======== Data provided
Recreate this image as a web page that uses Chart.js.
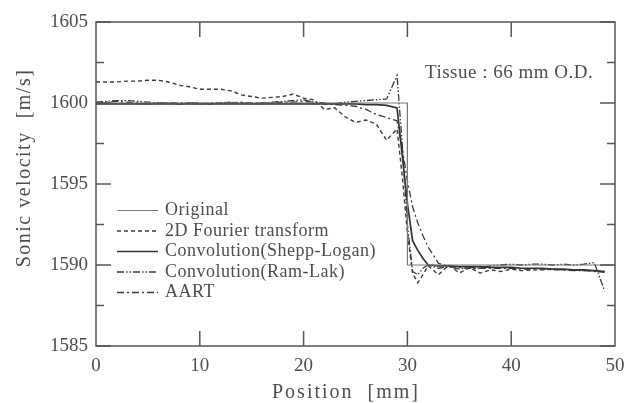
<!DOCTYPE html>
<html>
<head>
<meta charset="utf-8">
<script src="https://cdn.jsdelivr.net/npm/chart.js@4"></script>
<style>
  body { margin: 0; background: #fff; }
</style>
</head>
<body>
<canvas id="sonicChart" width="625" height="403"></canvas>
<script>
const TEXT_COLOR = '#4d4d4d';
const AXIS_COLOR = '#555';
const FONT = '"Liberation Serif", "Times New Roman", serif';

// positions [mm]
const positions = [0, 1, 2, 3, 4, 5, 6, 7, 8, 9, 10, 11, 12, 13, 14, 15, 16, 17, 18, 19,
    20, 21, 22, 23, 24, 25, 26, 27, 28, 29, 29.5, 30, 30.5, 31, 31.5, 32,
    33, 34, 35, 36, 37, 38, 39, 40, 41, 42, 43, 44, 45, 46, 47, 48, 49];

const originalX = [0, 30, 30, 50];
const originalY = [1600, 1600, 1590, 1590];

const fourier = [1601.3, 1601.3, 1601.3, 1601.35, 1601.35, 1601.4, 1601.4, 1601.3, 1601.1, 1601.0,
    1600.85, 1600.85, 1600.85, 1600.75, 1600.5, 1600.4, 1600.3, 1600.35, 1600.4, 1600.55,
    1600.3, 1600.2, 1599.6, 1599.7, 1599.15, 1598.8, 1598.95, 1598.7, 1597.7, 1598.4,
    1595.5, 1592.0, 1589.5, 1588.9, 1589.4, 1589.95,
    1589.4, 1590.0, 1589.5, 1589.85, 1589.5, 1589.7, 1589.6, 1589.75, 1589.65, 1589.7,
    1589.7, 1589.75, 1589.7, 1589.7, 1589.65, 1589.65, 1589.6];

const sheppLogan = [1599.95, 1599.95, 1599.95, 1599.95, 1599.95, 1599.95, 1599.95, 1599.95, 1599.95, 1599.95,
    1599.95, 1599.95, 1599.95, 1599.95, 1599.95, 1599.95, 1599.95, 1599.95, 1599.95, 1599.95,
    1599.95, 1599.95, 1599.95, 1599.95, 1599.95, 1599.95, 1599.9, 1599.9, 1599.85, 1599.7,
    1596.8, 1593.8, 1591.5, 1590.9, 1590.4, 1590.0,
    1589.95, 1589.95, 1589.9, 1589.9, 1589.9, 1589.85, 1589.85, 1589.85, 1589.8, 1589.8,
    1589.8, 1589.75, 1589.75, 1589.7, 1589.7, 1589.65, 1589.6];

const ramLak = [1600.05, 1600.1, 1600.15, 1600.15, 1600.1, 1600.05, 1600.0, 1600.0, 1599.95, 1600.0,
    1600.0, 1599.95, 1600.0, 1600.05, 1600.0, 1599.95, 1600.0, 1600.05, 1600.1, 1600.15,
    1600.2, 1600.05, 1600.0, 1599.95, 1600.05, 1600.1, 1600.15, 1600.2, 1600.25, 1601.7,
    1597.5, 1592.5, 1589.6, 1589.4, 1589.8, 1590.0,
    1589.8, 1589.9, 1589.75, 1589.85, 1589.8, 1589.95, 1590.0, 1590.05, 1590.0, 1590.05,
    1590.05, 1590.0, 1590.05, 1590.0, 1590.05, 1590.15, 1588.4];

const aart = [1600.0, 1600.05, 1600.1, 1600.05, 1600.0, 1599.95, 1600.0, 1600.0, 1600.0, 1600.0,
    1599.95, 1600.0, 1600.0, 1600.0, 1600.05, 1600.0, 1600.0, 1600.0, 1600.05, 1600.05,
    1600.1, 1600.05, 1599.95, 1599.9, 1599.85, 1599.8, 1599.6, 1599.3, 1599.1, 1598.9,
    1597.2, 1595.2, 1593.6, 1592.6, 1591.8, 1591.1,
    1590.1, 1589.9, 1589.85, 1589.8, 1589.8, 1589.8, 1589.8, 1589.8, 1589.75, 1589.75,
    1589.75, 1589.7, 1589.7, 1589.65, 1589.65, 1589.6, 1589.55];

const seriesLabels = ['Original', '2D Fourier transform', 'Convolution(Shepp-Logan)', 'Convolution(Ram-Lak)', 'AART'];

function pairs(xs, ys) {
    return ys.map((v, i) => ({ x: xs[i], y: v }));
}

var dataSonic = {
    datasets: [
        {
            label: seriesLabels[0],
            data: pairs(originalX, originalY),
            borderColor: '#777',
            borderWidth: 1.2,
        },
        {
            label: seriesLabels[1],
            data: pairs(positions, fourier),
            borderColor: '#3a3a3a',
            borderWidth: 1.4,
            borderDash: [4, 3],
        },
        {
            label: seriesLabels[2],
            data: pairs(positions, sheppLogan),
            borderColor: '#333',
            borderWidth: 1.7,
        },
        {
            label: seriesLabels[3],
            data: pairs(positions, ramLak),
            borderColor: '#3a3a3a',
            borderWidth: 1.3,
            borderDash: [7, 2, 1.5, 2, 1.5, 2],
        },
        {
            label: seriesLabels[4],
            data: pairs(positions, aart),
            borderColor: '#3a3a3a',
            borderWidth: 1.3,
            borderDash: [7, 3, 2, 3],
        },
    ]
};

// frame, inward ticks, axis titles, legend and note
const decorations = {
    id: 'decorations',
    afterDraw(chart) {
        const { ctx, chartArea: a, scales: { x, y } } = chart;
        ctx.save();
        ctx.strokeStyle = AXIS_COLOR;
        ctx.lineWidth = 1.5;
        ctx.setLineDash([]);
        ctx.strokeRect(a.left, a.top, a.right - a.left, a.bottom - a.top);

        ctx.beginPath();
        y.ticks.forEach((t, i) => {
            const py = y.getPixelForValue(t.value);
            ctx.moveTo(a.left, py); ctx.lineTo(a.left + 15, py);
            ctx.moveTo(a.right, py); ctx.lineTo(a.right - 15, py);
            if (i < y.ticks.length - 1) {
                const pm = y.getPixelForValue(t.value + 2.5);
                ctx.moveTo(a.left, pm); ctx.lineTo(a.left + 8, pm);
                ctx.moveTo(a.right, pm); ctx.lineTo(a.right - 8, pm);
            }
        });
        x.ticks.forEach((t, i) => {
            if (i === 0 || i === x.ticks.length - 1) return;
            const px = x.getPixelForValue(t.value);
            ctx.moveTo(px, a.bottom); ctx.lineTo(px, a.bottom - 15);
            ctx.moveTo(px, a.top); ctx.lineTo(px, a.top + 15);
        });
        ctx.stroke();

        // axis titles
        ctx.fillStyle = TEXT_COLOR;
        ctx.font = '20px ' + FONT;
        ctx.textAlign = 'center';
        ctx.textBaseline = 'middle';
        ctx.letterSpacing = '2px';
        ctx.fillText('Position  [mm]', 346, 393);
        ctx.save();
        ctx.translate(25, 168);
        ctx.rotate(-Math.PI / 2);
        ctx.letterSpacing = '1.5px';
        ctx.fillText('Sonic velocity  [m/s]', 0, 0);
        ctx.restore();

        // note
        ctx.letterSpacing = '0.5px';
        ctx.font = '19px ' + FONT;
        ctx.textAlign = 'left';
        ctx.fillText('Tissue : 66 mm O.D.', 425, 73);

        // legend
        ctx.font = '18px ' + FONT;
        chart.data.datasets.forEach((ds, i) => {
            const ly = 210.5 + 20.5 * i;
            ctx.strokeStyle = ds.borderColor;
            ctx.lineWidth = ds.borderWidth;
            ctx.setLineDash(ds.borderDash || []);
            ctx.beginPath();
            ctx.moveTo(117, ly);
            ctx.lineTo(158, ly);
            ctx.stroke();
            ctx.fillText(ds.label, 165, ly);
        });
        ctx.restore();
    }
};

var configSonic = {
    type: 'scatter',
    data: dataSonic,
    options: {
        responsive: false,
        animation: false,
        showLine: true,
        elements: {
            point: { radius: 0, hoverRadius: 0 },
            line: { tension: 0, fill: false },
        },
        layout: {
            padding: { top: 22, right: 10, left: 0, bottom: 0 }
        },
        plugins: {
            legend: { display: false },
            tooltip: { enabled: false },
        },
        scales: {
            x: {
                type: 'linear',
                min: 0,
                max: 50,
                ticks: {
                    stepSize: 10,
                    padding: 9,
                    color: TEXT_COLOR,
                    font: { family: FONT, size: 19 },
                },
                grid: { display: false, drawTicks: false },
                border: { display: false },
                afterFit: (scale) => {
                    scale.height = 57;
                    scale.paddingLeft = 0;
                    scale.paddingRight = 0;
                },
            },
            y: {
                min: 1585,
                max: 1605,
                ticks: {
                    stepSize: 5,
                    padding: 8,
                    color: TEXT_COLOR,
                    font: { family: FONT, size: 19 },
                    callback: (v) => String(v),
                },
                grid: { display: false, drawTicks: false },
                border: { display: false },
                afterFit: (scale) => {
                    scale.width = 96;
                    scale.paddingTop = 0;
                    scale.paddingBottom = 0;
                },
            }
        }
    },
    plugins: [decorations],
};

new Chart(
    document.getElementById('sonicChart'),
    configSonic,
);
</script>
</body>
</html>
================
Omitting all pictures, restate exactly the lines of the material from its start through the line that contains "47, 48, 49];".

Recreate this image as a web page that uses Chart.js.
<!DOCTYPE html>
<html>
<head>
<meta charset="utf-8">
<script src="https://cdn.jsdelivr.net/npm/chart.js@4"></script>
<style>
  body { margin: 0; background: #fff; }
</style>
</head>
<body>
<canvas id="sonicChart" width="625" height="403"></canvas>
<script>
const TEXT_COLOR = '#4d4d4d';
const AXIS_COLOR = '#555';
const FONT = '"Liberation Serif", "Times New Roman", serif';

// positions [mm]
const positions = [0, 1, 2, 3, 4, 5, 6, 7, 8, 9, 10, 11, 12, 13, 14, 15, 16, 17, 18, 19,
    20, 21, 22, 23, 24, 25, 26, 27, 28, 29, 29.5, 30, 30.5, 31, 31.5, 32,
    33, 34, 35, 36, 37, 38, 39, 40, 41, 42, 43, 44, 45, 46, 47, 48, 49];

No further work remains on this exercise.